Rounding out the crew on "Unity" for the first race were: Jack, an experienced sailor with international racing credentials; Kaj, the owner of a small, impeccably maintained wooden ketch; and Mary, an outgoing young nurse visiting on her parent's boat. Some of Mary's more obvious assets were scarcely contained by her bikini.
The first race comprised two laps of a triangle course in the inner harbour. "Unity" had a good start and was first in her class for all of ten seconds. Then the other boats began to move through. In the cockpit, Derek drove and Jack and I worked the sheets. Kaj and Mary had foredeck responsibilities. Kaj dumped buckets of water on the crew of any boat that passed close by. Mary thrust herself off the bow pulpit, Titanic style, and blew distracting blasts on her conch horn. Several passing competitors commented on the volume of her lungs; more than one helmsman strayed off course.
Derek and Jack discussed tactics on the way to the upwind mark. "We should be able to get a lift from the tidal current if we head toward the middle of the harbour," Jack reasoned. We tacked accordingly. A bunch of boats steamed past. We tacked back. More boats steamed past. Jack looked glum.
By the completion of the first lap, the entire fleet of 27 boats was ahead of us. "We might not come first," Derek conceded. "Unity" maintained her position to the finish. There were five boats in our class. One scratched before the race started. With her huge handicap, "Unity" managed to edge ahead of another boat on corrected time and take third place. Derek was jubilant. "Nothing will stop us now," he exclaimed.
For the second race, two days later, the course went outside the harbour and around Stocking Island - more of a long distance, open ocean event. Mary contemplated the prospects of being remote at sea with no one to appreciate her horn blowing techniques and wisely chose to crew on another boat.
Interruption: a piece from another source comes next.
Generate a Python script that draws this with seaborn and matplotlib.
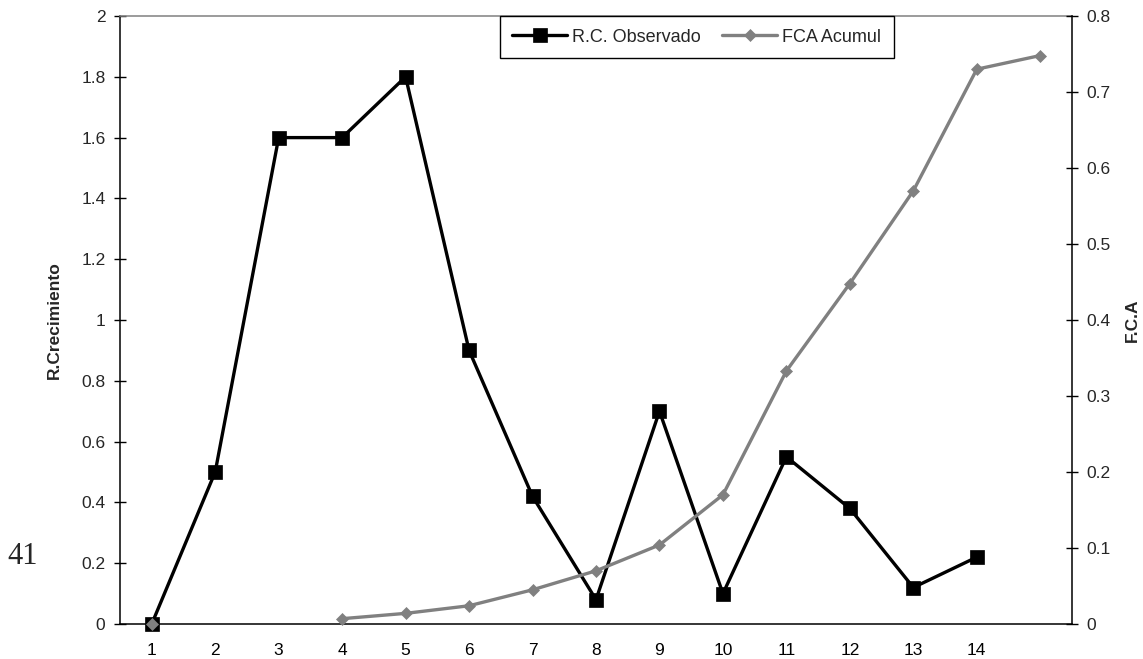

She had several offers. Marla, Kaj's wife, took her place on "Unity".
For The Around Island race, the boats were assigned individual start times that corresponded with their handicaps. Theoretically, if everyone sailed the perfect race, all the boats would cross the finish line together. An added feature of the race was a fishing competition - there was a prize for the boat that caught the biggest fish going around the course.
"Unity" started first, making it to the cut at the north end of the island without being overtaken. Derek and Jack discussed tactics again. "I don't think we do so well on the tacks," Derek observed. "Let's take one long tack out and one long tack back in at the other end of the island". We headed out to sea. The other boats paraded out of the cut and hugged the shore. We kept heading out to sea. The wind got lighter.
I was responsible for the two fishing lines and fussed about changing lures, removing seaweed and untangling hooks. Derek went below to cook some chilli for lunch. Jack took over the helm and made numerous forlorn attempts to improve sail trim. Kaj and Marla sat on the rail and worked on their tans. Off the stern, Stocking Island slowly shrank on the horizon.
Finally, Jack announced, "If we continue this course much longer, we'll make our landfall in Africa." By this time, we were all feeling a bit lonely and agreed to tack back in. Stocking Island gradually grew larger. I changed lures again, with no success. Jack persisted in half-heartedly adjusting the sheets. Marla's tan threatened to turn into a burn. At long last, we got within sight of the mark at the south end of the island. Derek asked, "Where are all the other boats?" At that moment, the race committee's runabout came out of the cut, headed straight to the mark and the crew began pulling the buoy on board. "Hey!" Derek yelled, "We haven't rounded it yet!"
"Don't worry about it," they laughed. Derek was momentarily deflated. Then the race committee chairman announced over the VHF radio, "Unity, you can head straight home now, everyone else has crossed the finish line." Derek beamed. "Break open the beer, we've won the Turtle again!"